Written request:
Count the lines below that include the word "page" and write that number alone.

Source material:
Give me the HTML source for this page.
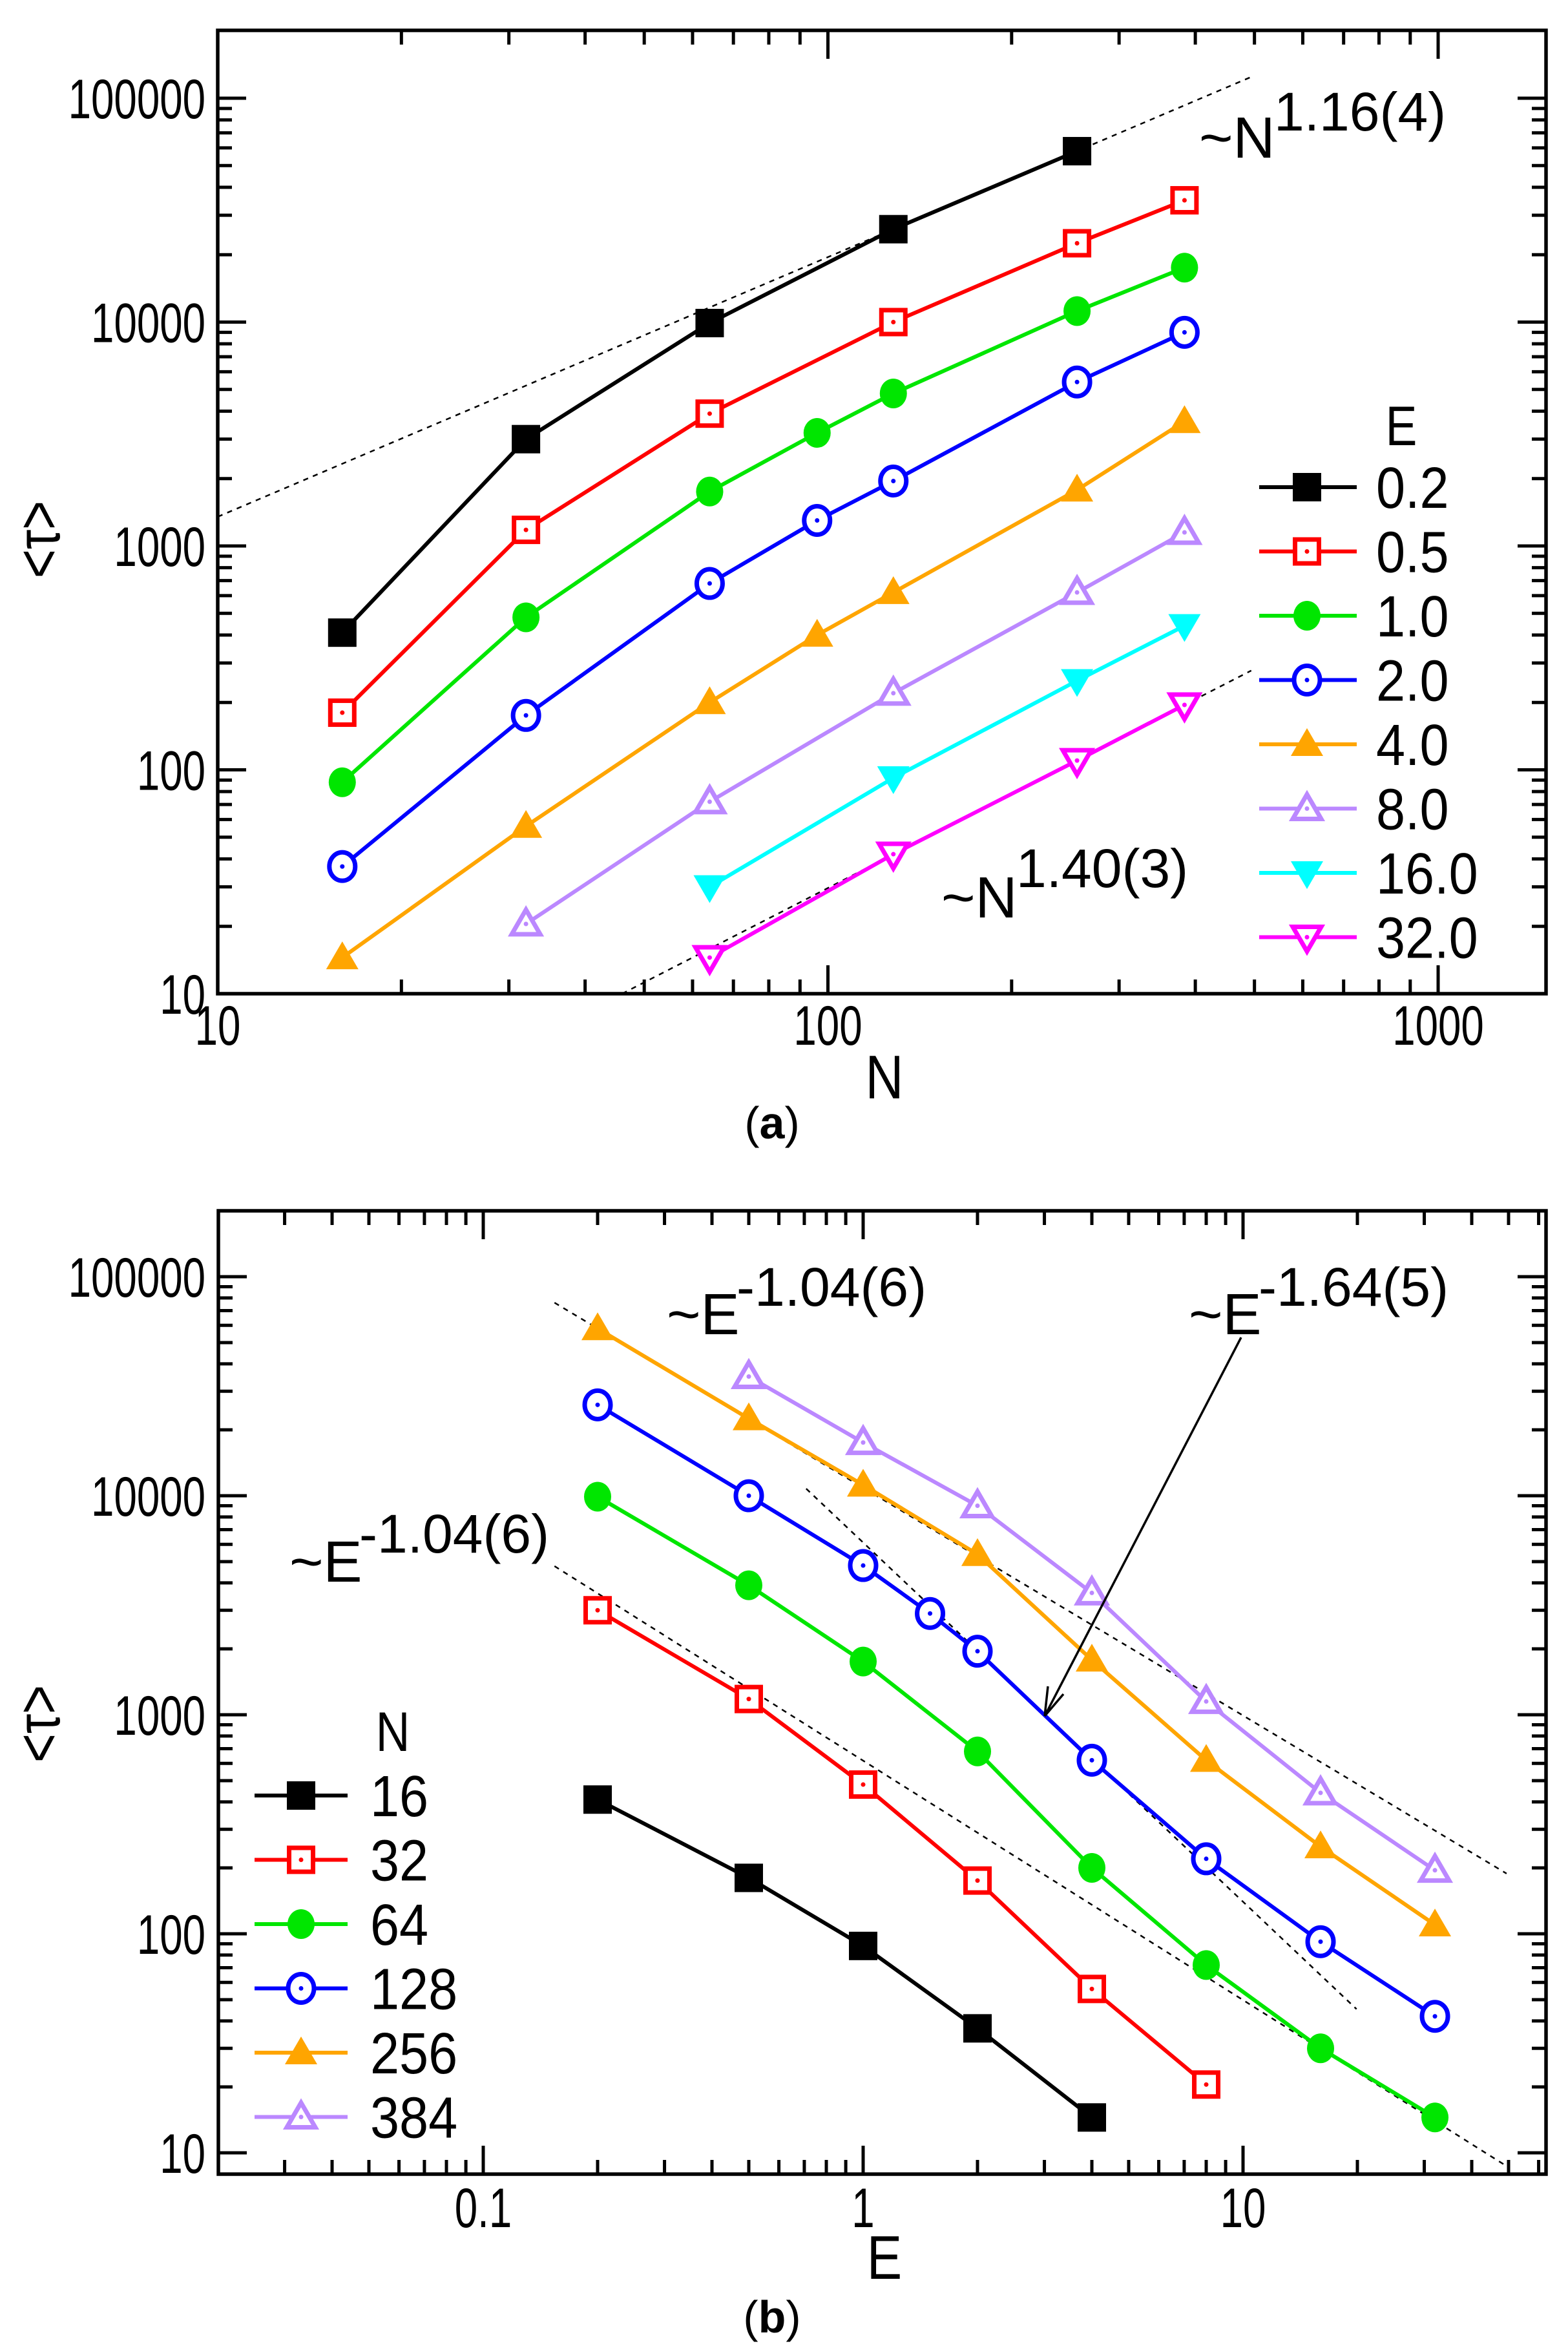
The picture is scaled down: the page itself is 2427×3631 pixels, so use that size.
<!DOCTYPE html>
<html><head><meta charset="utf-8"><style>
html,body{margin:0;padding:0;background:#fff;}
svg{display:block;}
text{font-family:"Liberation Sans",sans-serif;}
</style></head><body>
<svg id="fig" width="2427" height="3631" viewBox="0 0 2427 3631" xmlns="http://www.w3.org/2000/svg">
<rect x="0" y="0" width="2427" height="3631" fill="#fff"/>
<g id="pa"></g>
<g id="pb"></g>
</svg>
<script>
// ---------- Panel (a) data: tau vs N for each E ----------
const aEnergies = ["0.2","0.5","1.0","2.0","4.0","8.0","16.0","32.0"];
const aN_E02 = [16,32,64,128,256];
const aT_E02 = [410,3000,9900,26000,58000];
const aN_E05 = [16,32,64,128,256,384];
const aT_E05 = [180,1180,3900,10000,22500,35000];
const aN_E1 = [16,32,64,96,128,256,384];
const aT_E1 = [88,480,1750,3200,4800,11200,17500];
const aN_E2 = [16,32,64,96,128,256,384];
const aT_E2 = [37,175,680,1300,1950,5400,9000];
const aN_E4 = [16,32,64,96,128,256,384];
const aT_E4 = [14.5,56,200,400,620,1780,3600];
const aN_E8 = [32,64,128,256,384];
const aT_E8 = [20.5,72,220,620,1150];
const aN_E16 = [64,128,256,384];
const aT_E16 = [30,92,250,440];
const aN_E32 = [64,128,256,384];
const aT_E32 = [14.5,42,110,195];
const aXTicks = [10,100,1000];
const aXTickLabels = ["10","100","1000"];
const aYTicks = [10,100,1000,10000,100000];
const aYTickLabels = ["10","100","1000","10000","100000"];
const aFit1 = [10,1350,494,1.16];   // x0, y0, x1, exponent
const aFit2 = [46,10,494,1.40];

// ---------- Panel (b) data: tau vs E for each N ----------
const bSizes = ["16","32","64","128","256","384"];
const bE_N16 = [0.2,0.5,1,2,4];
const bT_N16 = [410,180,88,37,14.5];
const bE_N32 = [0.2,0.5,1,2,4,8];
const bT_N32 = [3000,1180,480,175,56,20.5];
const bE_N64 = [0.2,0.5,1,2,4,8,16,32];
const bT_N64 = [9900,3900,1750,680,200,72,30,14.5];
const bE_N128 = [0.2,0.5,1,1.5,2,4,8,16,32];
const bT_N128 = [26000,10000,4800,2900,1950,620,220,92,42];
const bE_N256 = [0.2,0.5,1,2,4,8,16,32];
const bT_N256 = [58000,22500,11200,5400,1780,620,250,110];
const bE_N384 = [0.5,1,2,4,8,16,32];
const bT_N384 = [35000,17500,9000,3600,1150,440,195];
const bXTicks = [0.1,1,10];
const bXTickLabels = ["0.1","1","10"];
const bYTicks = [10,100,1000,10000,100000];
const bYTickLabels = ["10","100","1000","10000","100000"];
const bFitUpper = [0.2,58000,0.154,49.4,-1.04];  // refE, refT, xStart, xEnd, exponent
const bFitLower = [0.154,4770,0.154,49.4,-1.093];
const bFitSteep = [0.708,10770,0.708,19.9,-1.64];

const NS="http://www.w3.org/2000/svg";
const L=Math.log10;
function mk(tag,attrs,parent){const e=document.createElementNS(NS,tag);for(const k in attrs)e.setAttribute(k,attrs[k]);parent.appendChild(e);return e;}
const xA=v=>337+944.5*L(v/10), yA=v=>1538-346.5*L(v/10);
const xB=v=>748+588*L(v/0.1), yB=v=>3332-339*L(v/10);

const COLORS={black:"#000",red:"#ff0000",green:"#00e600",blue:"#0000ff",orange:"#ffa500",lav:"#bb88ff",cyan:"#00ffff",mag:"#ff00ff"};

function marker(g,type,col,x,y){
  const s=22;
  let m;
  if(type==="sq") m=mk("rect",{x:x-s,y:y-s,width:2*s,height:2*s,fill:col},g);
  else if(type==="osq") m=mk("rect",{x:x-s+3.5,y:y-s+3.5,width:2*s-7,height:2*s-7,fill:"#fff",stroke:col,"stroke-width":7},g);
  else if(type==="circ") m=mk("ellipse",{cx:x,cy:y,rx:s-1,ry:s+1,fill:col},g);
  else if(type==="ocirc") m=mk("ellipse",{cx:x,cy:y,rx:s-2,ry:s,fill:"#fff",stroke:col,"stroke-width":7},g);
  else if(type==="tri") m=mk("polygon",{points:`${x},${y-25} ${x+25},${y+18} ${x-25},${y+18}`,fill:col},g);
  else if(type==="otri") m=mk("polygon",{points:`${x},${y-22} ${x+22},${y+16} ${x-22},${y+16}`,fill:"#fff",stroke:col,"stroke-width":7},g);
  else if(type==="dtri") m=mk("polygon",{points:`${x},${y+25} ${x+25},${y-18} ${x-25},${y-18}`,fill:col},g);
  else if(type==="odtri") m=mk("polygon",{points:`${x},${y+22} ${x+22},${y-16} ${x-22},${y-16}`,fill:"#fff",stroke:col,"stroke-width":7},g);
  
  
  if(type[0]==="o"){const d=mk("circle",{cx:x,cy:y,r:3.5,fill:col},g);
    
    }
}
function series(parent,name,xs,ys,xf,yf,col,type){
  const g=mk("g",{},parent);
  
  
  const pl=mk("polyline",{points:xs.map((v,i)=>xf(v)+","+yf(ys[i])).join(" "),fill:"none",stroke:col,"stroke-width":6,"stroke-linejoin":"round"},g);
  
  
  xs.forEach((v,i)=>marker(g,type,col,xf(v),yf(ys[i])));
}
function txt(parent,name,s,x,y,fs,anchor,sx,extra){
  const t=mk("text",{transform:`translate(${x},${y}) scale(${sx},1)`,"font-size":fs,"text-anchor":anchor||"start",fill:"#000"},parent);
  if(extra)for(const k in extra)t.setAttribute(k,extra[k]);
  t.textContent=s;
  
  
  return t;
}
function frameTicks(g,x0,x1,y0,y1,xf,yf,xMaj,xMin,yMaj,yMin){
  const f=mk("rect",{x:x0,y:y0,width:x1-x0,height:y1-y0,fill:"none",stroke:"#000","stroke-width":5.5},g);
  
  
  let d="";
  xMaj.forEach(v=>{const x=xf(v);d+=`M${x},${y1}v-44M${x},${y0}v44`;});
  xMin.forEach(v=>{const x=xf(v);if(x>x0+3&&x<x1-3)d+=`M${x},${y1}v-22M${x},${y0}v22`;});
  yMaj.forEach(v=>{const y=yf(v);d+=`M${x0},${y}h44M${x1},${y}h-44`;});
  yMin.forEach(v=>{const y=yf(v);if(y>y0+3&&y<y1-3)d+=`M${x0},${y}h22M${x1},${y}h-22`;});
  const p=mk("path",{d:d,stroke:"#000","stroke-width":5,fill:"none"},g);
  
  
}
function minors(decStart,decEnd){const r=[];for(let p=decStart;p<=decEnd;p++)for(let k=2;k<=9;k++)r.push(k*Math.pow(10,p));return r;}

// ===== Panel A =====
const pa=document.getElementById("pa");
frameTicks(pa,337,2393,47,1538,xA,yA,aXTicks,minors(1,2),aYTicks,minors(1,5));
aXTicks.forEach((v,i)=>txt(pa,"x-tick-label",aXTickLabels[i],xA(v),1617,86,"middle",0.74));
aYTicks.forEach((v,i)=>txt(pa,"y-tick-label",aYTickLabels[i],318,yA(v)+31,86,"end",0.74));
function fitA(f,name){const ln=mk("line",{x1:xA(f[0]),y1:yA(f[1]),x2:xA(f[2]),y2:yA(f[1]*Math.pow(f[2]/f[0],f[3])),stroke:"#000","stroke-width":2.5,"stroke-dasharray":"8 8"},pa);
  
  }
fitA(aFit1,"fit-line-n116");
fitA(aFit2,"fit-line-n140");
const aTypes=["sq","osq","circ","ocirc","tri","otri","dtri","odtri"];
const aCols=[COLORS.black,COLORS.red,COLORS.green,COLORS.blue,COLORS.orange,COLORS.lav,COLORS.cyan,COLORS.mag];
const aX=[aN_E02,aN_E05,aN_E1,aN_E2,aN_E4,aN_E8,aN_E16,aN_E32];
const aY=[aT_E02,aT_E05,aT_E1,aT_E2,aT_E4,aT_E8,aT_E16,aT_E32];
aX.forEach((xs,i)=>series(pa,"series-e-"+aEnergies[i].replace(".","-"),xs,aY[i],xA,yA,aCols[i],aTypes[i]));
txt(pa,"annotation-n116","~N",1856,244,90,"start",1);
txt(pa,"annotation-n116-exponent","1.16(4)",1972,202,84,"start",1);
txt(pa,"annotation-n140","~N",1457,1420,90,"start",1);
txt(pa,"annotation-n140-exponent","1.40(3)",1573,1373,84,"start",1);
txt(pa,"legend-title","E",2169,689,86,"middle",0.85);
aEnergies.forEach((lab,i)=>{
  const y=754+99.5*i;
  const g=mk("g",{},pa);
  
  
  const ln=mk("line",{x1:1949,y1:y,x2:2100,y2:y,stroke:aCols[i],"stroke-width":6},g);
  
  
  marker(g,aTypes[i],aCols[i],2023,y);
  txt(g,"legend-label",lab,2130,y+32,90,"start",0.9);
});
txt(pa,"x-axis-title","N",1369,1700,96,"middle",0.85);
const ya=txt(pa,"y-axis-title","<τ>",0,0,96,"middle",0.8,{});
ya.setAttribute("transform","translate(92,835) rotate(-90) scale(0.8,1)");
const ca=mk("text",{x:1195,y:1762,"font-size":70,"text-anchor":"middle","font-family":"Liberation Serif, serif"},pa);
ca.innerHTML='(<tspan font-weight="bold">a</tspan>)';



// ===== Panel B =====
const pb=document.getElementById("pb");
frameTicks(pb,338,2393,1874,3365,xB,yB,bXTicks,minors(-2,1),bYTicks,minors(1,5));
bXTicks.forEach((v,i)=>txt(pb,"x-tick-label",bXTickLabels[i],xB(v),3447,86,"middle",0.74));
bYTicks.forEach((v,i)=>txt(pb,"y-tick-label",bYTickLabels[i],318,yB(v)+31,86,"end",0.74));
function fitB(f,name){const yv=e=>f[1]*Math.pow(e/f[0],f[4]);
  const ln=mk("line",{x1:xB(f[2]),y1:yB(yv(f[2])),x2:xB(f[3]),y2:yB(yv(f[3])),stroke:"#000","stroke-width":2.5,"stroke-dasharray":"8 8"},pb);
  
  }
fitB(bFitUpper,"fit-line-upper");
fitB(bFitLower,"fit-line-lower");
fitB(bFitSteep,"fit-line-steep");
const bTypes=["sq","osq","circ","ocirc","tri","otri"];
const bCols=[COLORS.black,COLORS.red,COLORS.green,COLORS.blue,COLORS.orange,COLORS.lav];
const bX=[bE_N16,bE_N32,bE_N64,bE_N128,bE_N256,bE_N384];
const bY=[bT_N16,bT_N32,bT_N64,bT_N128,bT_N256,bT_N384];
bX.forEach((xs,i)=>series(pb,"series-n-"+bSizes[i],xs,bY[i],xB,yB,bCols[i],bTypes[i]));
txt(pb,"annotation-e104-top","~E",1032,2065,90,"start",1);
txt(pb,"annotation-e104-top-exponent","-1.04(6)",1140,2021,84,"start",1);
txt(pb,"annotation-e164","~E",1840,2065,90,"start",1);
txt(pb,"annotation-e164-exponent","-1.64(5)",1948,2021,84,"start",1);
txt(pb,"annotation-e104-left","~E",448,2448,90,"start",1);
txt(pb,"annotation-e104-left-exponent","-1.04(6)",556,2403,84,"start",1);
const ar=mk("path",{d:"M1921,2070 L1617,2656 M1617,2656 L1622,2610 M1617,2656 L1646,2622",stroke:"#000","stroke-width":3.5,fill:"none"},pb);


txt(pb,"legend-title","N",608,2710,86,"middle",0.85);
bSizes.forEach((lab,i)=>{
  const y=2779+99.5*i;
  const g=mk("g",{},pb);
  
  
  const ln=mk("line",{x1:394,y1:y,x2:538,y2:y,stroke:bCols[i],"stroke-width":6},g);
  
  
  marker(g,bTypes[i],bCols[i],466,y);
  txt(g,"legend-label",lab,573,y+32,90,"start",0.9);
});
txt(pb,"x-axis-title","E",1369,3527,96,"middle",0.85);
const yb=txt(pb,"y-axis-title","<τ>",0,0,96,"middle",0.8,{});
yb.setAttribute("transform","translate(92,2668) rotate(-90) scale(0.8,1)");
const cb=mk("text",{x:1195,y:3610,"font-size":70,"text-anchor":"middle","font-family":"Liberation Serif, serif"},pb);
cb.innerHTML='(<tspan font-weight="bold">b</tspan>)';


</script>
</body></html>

Result of the exercise:
2